Kasaba Sanat Dergisi Eleştiri (10.Sayı)

Kasaba Sanat Dergisi
3 Ayda bir çıkmaktadır.
Yıl: 3
Sayı: 10

Derginin daha önceki sayılarını okumadım. 10. Sayısı elime geçti ve üzerinde biraz eleştiri yapmak istedim.  Dergiye ilk baktığımızda  maddi imkansızlıkların sıkıştırdığı bir dergi gibi gelebilir. Ama kağıt kalitesi ve sayfa sayısı üzerinde durulursa bunun bir yanılgı olduğu anlaşılacaktır. Dergi 42 sahifeden meydana geliyor. 
Açılışının bir şiirle olmuş olması editörüne saygımı daha da arttırdı. Editör ilk sahifeyi kendi yazısıyla doldurmak yerine güzel bir şiirle açılış yapmış. Devamındaki eser ‘’ Bulgaristan Edebiyat’ına dair genel bir bakışı’’ anlatıyor.
Açılış şiirinden daha güzel şiirler var derginin ilerleyen sahifelerinde…
‘’Kasabaya Kar Yağıyor’’ isimli bir şiir var ki; finali çok hoşuma gitti.

‘’Kasabaya kar yağıyor
Ömrüm eriyor Kutluk Sokak’ta…’’

Dergilerde az rastlanır bir sikeç celbetti beni. 5 farklı karakterin canlandırdığı ustaca hazırlanmış bir sahne metni, güzel bir mesajla sona eriyor.  Bu dergi de yok yok harbiden. İlerledikçe insan nelerle karşılaşacağına dair meraklanıyor.

Bulmaca çözer gibi derginin üzerine gitmeye devam ederken Ziya Osman Saba’nın kaleme alındığı bir biyografi çıkıyor karşımıza.
Yazı şairimizin acıklı hayat hikayesini anlatırken şiirlerinden alıntılar yapmayı da ihmal etmemiş.  Kullandığı bir imge var ki; es geçilmemiş ve hakkı verilere anlatılmış. (Beyaz)
Hayatı usanç içinde geçen bir adamın ölüm özlemidir : Ziya Osman Saba…

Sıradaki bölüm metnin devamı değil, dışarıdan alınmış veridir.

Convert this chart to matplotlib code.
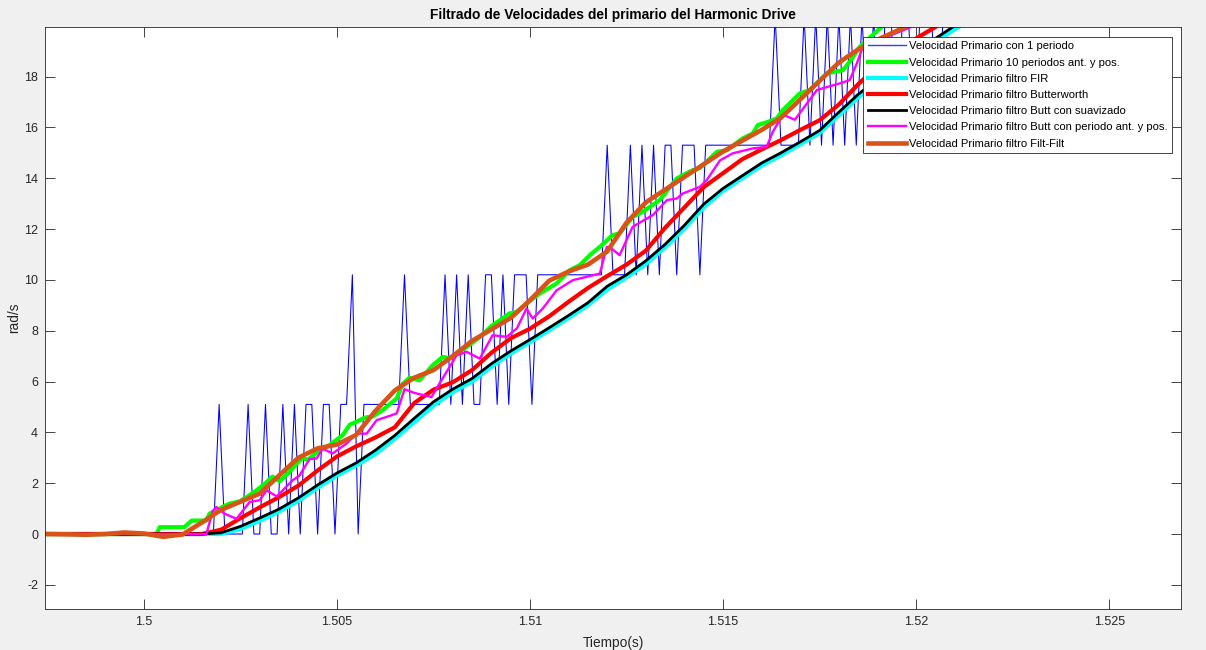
"""
Filtrado de velocidades del primario del Harmonic Drive
-------------------------------------------------------
Compares the raw primary velocity with several filtered versions.
"""

import numpy as np
import matplotlib
matplotlib.use("Agg")
import matplotlib.pyplot as plt

plt.rcParams["font.family"] = ["Liberation Sans", "DejaVu Sans"]
plt.rcParams["axes.unicode_minus"] = False

# -------------------------------
# Data
# -------------------------------
# raw velocity, one value per sample (sample period 0.15 ms)
blue_t0 = 1.4973
blue_dt = 0.00015
blue_v = [
    0, 0, 0, 0, 0, 0, 0, 0, 0, 0, 0, 0, 0, 0, 0, 0, 0, 0, 0, 0,
    0, 0, 0, 0, 0, 0, 0, 0, 0, 0, 0,
    5.1, 0, 0, 0, 0, 5.1, 0, 0, 5.1, 0, 0, 5.1, 0, 5.1, 0,
    5.1, 5.1, 0, 5.1, 5.1, 0, 5.1, 5.1, 10.2, 0, 5.1, 5.1, 5.1, 5.1, 5.1, 5.1, 5.1,
    10.2, 5.1, 5.1, 5.1, 5.1, 5.1, 5.1, 10.2, 5.1, 10.2, 5.1, 10.2, 5.1, 5.1,
    10.2, 10.2, 5.1, 10.2, 5.1, 10.2, 10.2, 10.2, 5.1,
    10.2, 10.2, 10.2, 10.2, 10.2, 10.2, 10.2, 10.2, 10.2, 10.2, 10.2, 10.2,
    15.3, 10.2, 10.2, 10.2, 15.3, 10.2, 15.3, 10.2, 15.3, 10.2, 15.3, 15.3,
    10.2, 15.3, 15.3, 15.3, 10.2,
    15.3, 15.3, 15.3, 15.3, 15.3, 15.3, 15.3, 15.3, 15.3, 15.3, 15.3, 15.3,
    20.4, 15.3, 15.3, 15.3, 15.3, 20.4, 15.3, 20.4, 15.3, 20.4, 15.3, 20.4,
    15.3, 20.4, 15.3, 20.4, 15.3, 20.4, 15.3,
    20.4, 20.4, 15.3, 20.4, 20.4, 15.3, 20.4, 20.4, 20.4, 15.3,
    20.4, 20.4, 20.4, 20.4, 20.4, 20.4, 20.4, 20.4, 20.4, 20.4,
]

# 10 periods before and after (stair-like moving average)
green_t = [
    1.4973, 1.50033, 1.50041, 1.50105, 1.50124, 1.50162, 1.50170, 1.50196,
    1.50222, 1.50248, 1.50266, 1.50292, 1.50315, 1.50333, 1.50352, 1.50377,
    1.50396, 1.50411, 1.50424, 1.50447, 1.50481, 1.50515, 1.50533, 1.50551,
    1.50572, 1.50592, 1.50618, 1.50655, 1.50670, 1.50688, 1.50714, 1.50748,
    1.50774, 1.50792, 1.50836, 1.50870, 1.50903, 1.50922, 1.50947, 1.50966,
    1.50991, 1.51025, 1.51069, 1.51103, 1.51129, 1.51155, 1.51173, 1.51181,
    1.51214, 1.51232, 1.51266, 1.51292, 1.51336, 1.51380, 1.51396, 1.51422,
    1.51440, 1.51484, 1.51510, 1.51551, 1.51577, 1.51590, 1.51613, 1.51639,
    1.51655, 1.51699, 1.51725, 1.51769, 1.51810, 1.51828, 1.51854, 1.51914,
    1.51984,
]
green_v = [
    0, 0, 0.27, 0.27, 0.53, 0.53, 0.8, 1.0,
    1.2, 1.28, 1.45, 1.72, 2.0, 2.26, 2.08, 2.44,
    2.78, 3.0, 2.92, 3.2, 3.5, 3.89, 4.3, 4.42,
    4.58, 4.62, 4.87, 5.34, 5.9, 6.15, 6.05, 6.64,
    6.97, 6.92, 7.36, 7.75, 8.22, 8.41, 8.68, 8.74,
    9.07, 9.46, 9.86, 10.38, 10.58, 10.97, 11.2, 11.3,
    11.76, 11.83, 12.48, 12.68, 13.14, 13.99, 14.12, 14.32,
    14.4, 15.04, 15.1, 15.57, 15.76, 16.09, 16.2, 16.35,
    16.68, 17.34, 17.47, 18.13, 18.25, 18.58, 19.17, 20.0,
    21.0,
]

# smooth filters, read every 0.5 ms from 1.497 to 1.522
smooth_t = np.arange(1.497, 1.52201, 0.0005)
cyan_v = [
    0, 0, 0, 0, 0, 0, 0, 0, 0, 0, 0,
    0.2, 0.52, 0.88, 1.3, 1.82, 2.3, 2.7, 3.15, 3.75, 4.4,
    5.05, 5.58, 6.0, 6.58, 7.1, 7.55, 8.02, 8.5, 9.0, 9.62,
    10.1, 10.62, 11.28, 12.02, 12.85, 13.5, 14.0, 14.5, 14.9, 15.33,
    15.78, 16.48, 17.18, 17.78, 18.38, 18.88, 19.38, 19.86, 20.32, 20.8,
]
red_v = [
    0, 0, 0, 0, 0, 0, 0, 0, 0, 0, 0.17,
    0.62, 1.05, 1.45, 1.9, 2.5, 3.05, 3.45, 3.8, 4.2, 5.15,
    5.68, 5.97, 6.45, 7.13, 7.7, 8.08, 8.57, 9.14, 9.68, 10.15,
    10.6, 11.15, 12.05, 12.85, 13.65, 14.2, 14.75, 15.13, 15.5, 15.9,
    16.28, 16.9, 17.7, 18.4, 19.0, 19.5, 19.95, 20.4, 20.8, 21.2,
]
black_v = [
    0, 0, 0, 0, 0, 0, 0, 0, 0, 0, 0.05,
    0.3, 0.63, 0.98, 1.42, 1.93, 2.4, 2.8, 3.3, 3.88, 4.55,
    5.2, 5.7, 6.12, 6.7, 7.2, 7.65, 8.12, 8.6, 9.1, 9.75,
    10.2, 10.75, 11.4, 12.15, 12.98, 13.6, 14.1, 14.6, 15.0, 15.43,
    15.88, 16.6, 17.3, 17.9, 18.5, 19.0, 19.5, 20.0, 20.45, 20.9,
]
orange_v = [
    0.0, 0.0, -0.01, -0.03, 0.0, 0.06, 0.02, -0.11, -0.02, 0.45, 0.95,
    1.27, 1.59, 2.3, 3.0, 3.37, 3.52, 3.9, 4.85, 5.65, 6.15,
    6.45, 7.0, 7.6, 8.05, 8.5, 9.2, 9.97, 10.33, 10.6, 11.12,
    12.25, 13.05, 13.55, 14.05, 14.55, 15.05, 15.48, 15.9, 16.38, 17.1,
    17.83, 18.55, 19.07, 19.45, 19.8, 20.15, 20.5, 20.9, 21.3, 21.7,
]

# Butterworth with previous/next period (wiggly)
magenta_t = [
    1.4973, 1.50162, 1.50178, 1.50188, 1.50209, 1.50240, 1.50274, 1.50300,
    1.50318, 1.50344, 1.50385, 1.50403, 1.50429, 1.50447, 1.50463, 1.50489,
    1.50525, 1.50551, 1.50577, 1.50603, 1.50637, 1.50655, 1.50675, 1.50701,
    1.50745, 1.50766, 1.50810, 1.50836, 1.50870, 1.50903, 1.50940, 1.50966,
    1.50991, 1.51007, 1.51033, 1.51069, 1.51111, 1.51147, 1.51181, 1.51199,
    1.51214, 1.51232, 1.51266, 1.51318, 1.51355, 1.51380, 1.51396, 1.51440,
    1.51458, 1.51492, 1.51525, 1.51577, 1.51613, 1.51629, 1.51647, 1.51655,
    1.51686, 1.51743, 1.51802, 1.51828, 1.51846, 1.51862, 1.51995, 1.52061,
]
magenta_v = [
    0, 0, 0.9, 1.06, 0.8, 0.6, 1.26, 1.33,
    1.72, 1.48, 2.11, 2.3, 2.95, 2.97, 3.36, 3.17,
    3.56, 3.95, 3.95, 4.48, 4.65, 4.75, 5.7, 5.55,
    5.39, 5.93, 7.03, 7.17, 6.9, 7.82, 7.76, 8.09,
    8.87, 8.48, 8.87, 9.59, 9.99, 10.12, 10.25, 11.3,
    11.2, 10.97, 12.09, 12.55, 13.14, 13.2, 13.4, 13.66,
    13.93, 14.7, 14.98, 15.17, 15.24, 15.83, 16.29, 16.5,
    16.3, 17.47, 17.73, 17.86, 18.5, 19.17, 20.0, 20.8,
]

labels = [
    "Velocidad Primario con 1 periodo",
    "Velocidad Primario 10 periodos ant. y pos.",
    "Velocidad Primario filtro FIR",
    "Velocidad Primario filtro Butterworth",
    "Velocidad Primario filtro Butt con suavizado",
    "Velocidad Primario filtro Butt con periodo ant. y pos.",
    "Velocidad Primario filtro Filt-Filt",
]

x_ticks = [1.5, 1.505, 1.51, 1.515, 1.52, 1.525]
x_tick_labels = ["1.5", "1.505", "1.51", "1.515", "1.52", "1.525"]
y_ticks = [-2, 0, 2, 4, 6, 8, 10, 12, 14, 16, 18]


def main():
    dark = "#262626"
    blue_t = blue_t0 + blue_dt * np.arange(len(blue_v))

    fig = plt.figure(figsize=(12.06, 6.5), dpi=100, facecolor="#f0f0f0")
    ax = fig.add_axes([45 / 1206, 41 / 650, 1136 / 1206, 582 / 650])

    ax.plot(blue_t, blue_v, color="#0000ff", lw=0.75, label=labels[0])
    ax.plot(green_t, green_v, color="#00ff00", lw=3.0, label=labels[1])
    ax.plot(smooth_t, cyan_v, color="#00ffff", lw=3.0, label=labels[2])
    ax.plot(smooth_t, red_v, color="#ff0000", lw=3.0, label=labels[3])
    ax.plot(smooth_t, black_v, color="#000000", lw=2.0, label=labels[4])
    ax.plot(magenta_t, magenta_v, color="#ff00ff", lw=1.7, label=labels[5])
    ax.plot(smooth_t, orange_v, color="#d95319", lw=3.3, label=labels[6])

    ax.set_xlim(1.49744, 1.52686)
    ax.set_ylim(-2.95, 19.95)
    ax.set_xticks(x_ticks)
    ax.set_xticklabels(x_tick_labels)
    ax.set_yticks(y_ticks)
    ax.tick_params(direction="in", length=7, width=0.6, colors=dark,
                   labelsize=9, top=True, right=True, pad=5)
    for s in ax.spines.values():
        s.set_color(dark)
        s.set_linewidth(0.6)

    ax.set_title("Filtrado de Velocidades del primario del Harmonic Drive",
                 fontsize=9.9, fontweight="bold", pad=6)
    ax.set_xlabel("Tiempo(s)", fontsize=9.9, color=dark, labelpad=6)
    ax.set_ylabel("rad/s", fontsize=9.9, color=dark, labelpad=2)

    leg = ax.legend(loc="upper right", bbox_to_anchor=(0.992, 0.983),
                    borderaxespad=0, fontsize=8.1, fancybox=False,
                    framealpha=1, edgecolor=dark, handlelength=3.4,
                    handletextpad=0.25, labelspacing=0.55, borderpad=0.4)
    leg.get_frame().set_linewidth(0.6)
    leg.get_lines()[0].set_color("#3b3bff")
    leg.get_lines()[0].set_linewidth(1.0)

    fig.savefig("out.png", dpi=100, facecolor=fig.get_facecolor())
    plt.close(fig)


if __name__ == "__main__":
    main()
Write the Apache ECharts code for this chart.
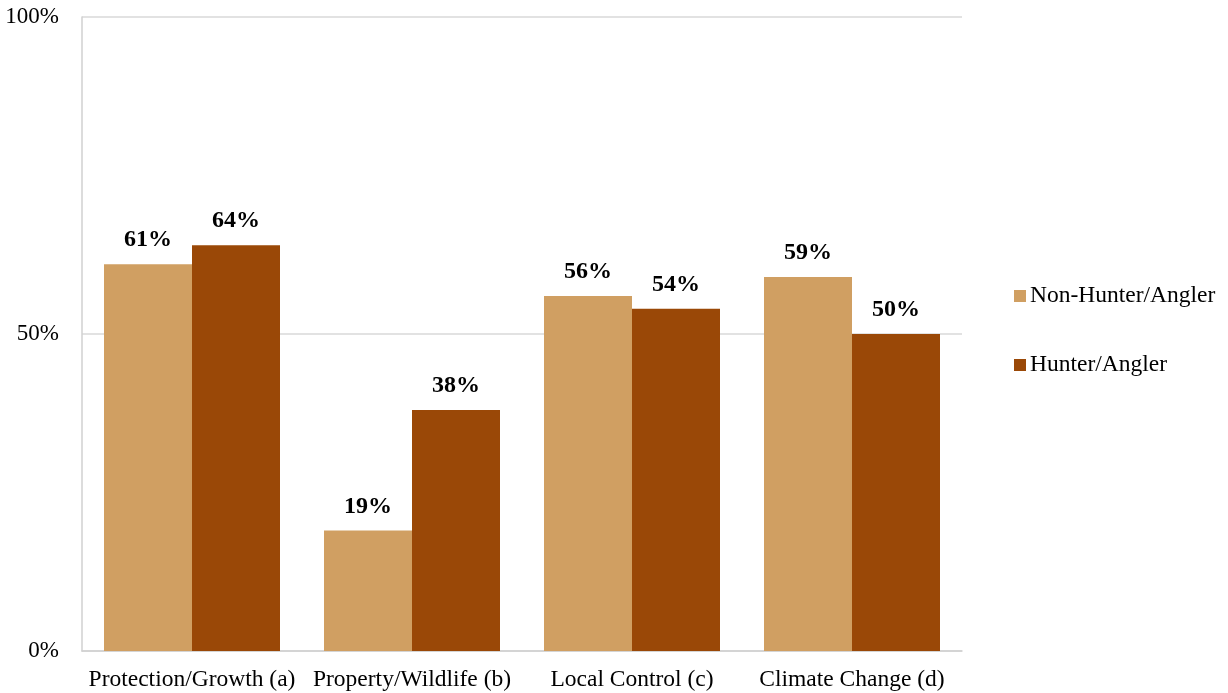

‘’Modern Zamanlarda Şiir’’ isimli bir yazı dergi içinde beni en çok boğan yazı oldu. Başlık oldukça ilgimi çekti tam damağıma göre olduğunu düşündüğüm yazıyı okuyunca ne yalan söyleyeyim hayal kırıklığına uğradım. Yazan kişiyi fazlaca yermek istemiyorum lakin yazdığı metni tek bir cümle özetliyor:’’ Dönem değiştikçe şiir de değişir.’’  Yazı biraz ağırlaştırılmış bir dille kağıda empoze edilmiş.  Modern zamanlardaki şiirden çok şiirin dönemlerle birlikte değiştiğinden, şiirin kültüre bağlılığından, şiirin ırka bağlılığından söz etmiş. Başlık içeriğin habercisidir… Bana göre haberci yanlış yere gönderilmiş.

Hasan Efe isimli bir arkadaşımızın çizdiği karikatür içimi sızlattı. Karikatür anlayan için çok şeyin ötesinde
daha çok şey anlatıyor…

‘’Sözcüklerin Birikimidir Şiir’’ başlığıyla oluşturulmuş bir eser bizlerle buluşuyor dergide. Çok iddialı bir başlık. Yazarımız az çok başa çıkmış gibi görünüyor bu iddialı başlıkla. Bir yandan da şiiri kümülatif bir bilgiymiş gibi gösterdiği için kendimce kızdım yazarımıza.

Derginin en beğendiğim ikinci yazısı son sayfalara döşeli duran ‘’Güzel Sanatların Dokuz Perisi’’ isimli eser oldu. Yunan ve Latin edebiyatına ilham veren mitolojik karakterlerin tanıtıldığı harika bir metin oluşturulmuş.

Son olarak dergide şiirlere bolca yer verilmiş olması , derginin gönlümü kazanmasında büyük rol oynadı. Emeği geçen herkesin ellerine , yüreğine ve kalemine sağlık.